SYNOPSIS, The Moving Picture World, August 12, 1911:

"After extracting the best that was in him in the course of 20 years service with them, the People's Insurance Company discharges Joe Jackson, a faithful bookkeeper. So at middle life, Joe finds the sum-total of a 'city career' - a nervous wife, a drooping infant and a grown up son and daughter, whom the city has converted into shallow, idle, selfish creatures. His own gains are a bank account that wouldn't stand the strain of city rent-paying and city living, while he was hunting for a job, so Joe concluded to get 'back to nature.' He bought a farm with his savings and transported himself there with his family, much against the wishes of two members thereof - the indolent son and daughter, of course. But farm life proved the best blessing that could have been wished on the pair. They finally jumped into it with a vim, and it rejuvenated them, making them self-respecting and self-supporting winning the daughter a prosperous neighbor for a husband. And the country air gave the youngest child the good health that the city could not extend to it.

"In his new world, the farmer found that he had many friends, and he gradually became a person of influence among his neighbors, who had a chance to observe his sterling qualities. Oddly enough, it happened that many of them were policy holders in the insurance company that had once employed Joe, and there was a fight for control. And the farmers, who believed that the corporation needed to be reformed, decided to pool their influence, and gave Joe their proxies. They had confidence in his knowledge and integrity, they knew he was not falling behind. The contest between the two big 'interests' was so close that Joe, to his surprise and that of others, found that he held the balance of power. And the president, who had thrown him out, was sure that the one-time clerk would not avenge himself.

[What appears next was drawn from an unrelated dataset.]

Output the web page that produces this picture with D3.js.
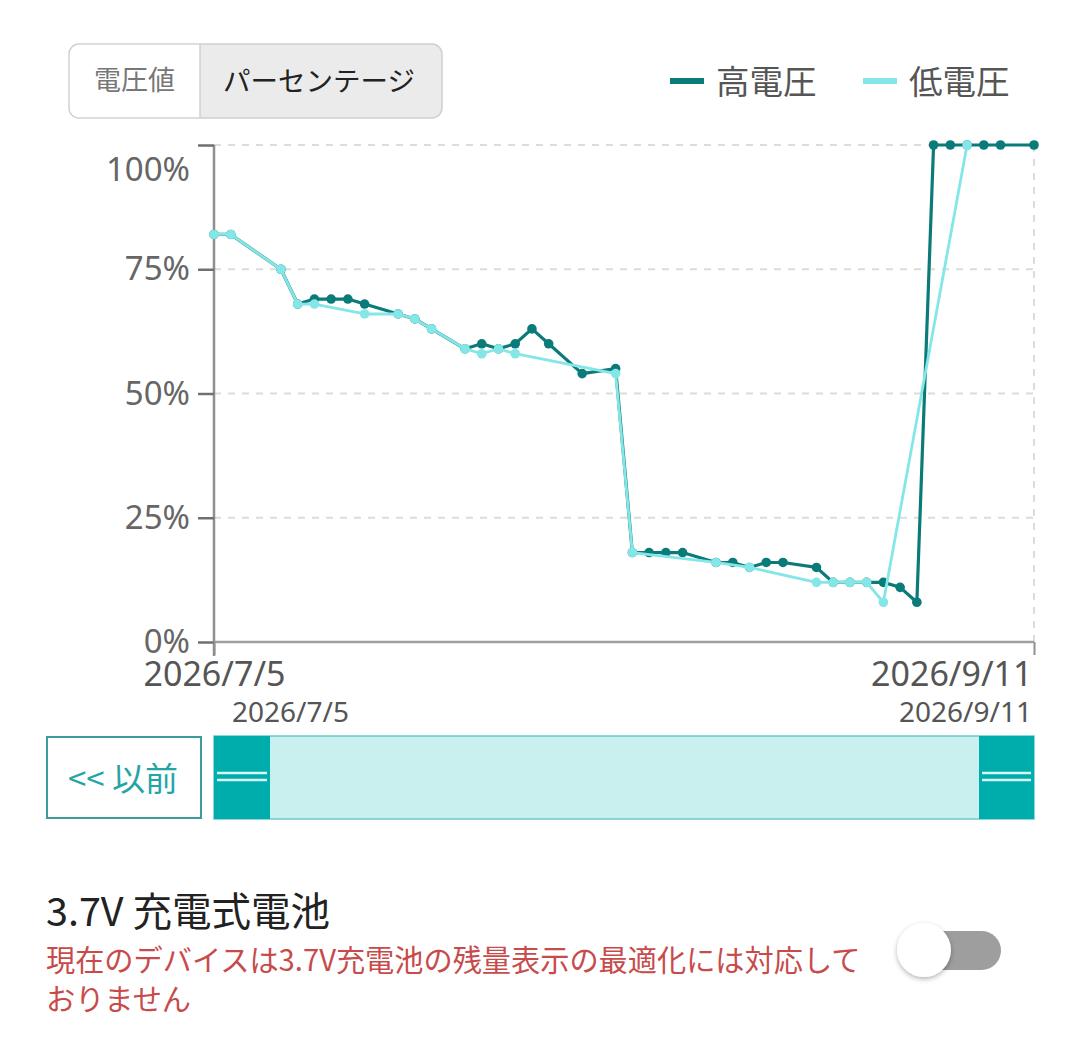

"But Joe proved he was mistaken. Of the two forces he preferred the old directors, and from his knowledge of the business, gained during his obscure work, he was able to impress the board with the necessity for reforms he advocated. They expressed a willingness to carry out his idea, and he left the control of the company where it was. The directors were impressed with the ability of Joe. The president admitted, shamefacedly, that the man had formerly been an employee, but had been let out. The president went to Joe's farm to offer him another job, at much higher pay. The farmer left the decision to his family, and the vote was unanimously 'no.' Each member of the household realized that he or she had gained morally and physically by 'going back to nature,' and the president returned to the city, wondering, but still envious of the happiness he saw in the obscure little upstate farm."

 

REVIEW, The Billboard, August 12, 1911:

"While the production as pictured in this film is an admirable one from every point of view, being well plotted, adequately and appropriate staged and costumed, and finely acted, the producers are to be praised more for the selection of this theme than for anything else. The film is a plain piece of advice to city people, showing them what is to be gained in the way of health, money and happiness out in the farm. The film pictures a particular incident wherein the worn-out city man and his unhealthy (both in mind and body) family go to the country and recuperate, regaining their health and making good financially. Of course, it is understood that the production is not plotted after hard and fast rules or any proven facts, but is simply a suggestion that will generally be accepted as a good one. As stated, aside from its educational value, the film is a charming one and full of interest."

 

REVIEW, The Morning Telegraph, August 13, 1911:

"Attention to the smaller matters of stage business and properties as shown in this production raises it above the average offering. Notably might be mentioned the seating of the family about the dining table, the lumber wagon, the packing cases in the new home awaiting the opening by the movers, the arrangement of the office scene, not to forget the realism of the farmyard. Homely, in the good old usage of that muchly abused word, this picture play is one of simplicity compared with the scores of others based upon the more or less complicated plots of old-time worldwide usage in story and drama. Would it not have been better, however, to have eliminated the final portion of the story wherein the former bookkeeper secures the proxies of the insurance policy holders and thereby wins a victory over the president of the company he had worked for? This but serves to complicate matters, and the business is rather difficult of comprehension. It would also have been better to have made the father appear somewhat older, and the son is hardly suited to the role, as the actor appears somewhat effeminate for the part. This father is a clerk in an insurance company. He is discharged because of his advanced years, after a faithful and long service. His son is a loner, his older daughter is inclined to be wayward, while his youngest child is an invalid. He buys a farm and moves into the country, where the entire family soon becomes fascinated with the new life. Neighbors give their insurance voting proxies to the father, who returns to the city and enforces certain demands upon the board of directors of his old company. He is offered a new position in the city, but with his family he votes to remain in the country."

 

REVIEW, The Moving Picture World, August 19, 1911: This review is reprinted in the narrative section of the present work.

 

REVIEW, The New York Dramatic Mirror, August 16, 1911:

"This film presents a definite problem, and carries it to a logical conclusion, showing how it was possible, at least for one family, to reinstate and reorganize their lives for the better. The story is well put on, told and acted. Discharged by the People's Insurance Company after a long clerkship, the father with his wife and three children went to live on a small farm in the country. Here they all gained both moral and physical health, and in the course of time the father became a man of influence in the community. He was appointed by a committee of farmers, stockholders in the People's Insurance Company, to readjust some of that company's methods. He did so, so thoroughly that his former employers were impressed and wished to rehire him for an influential position. Both he and his family, however, preferred open life of the country."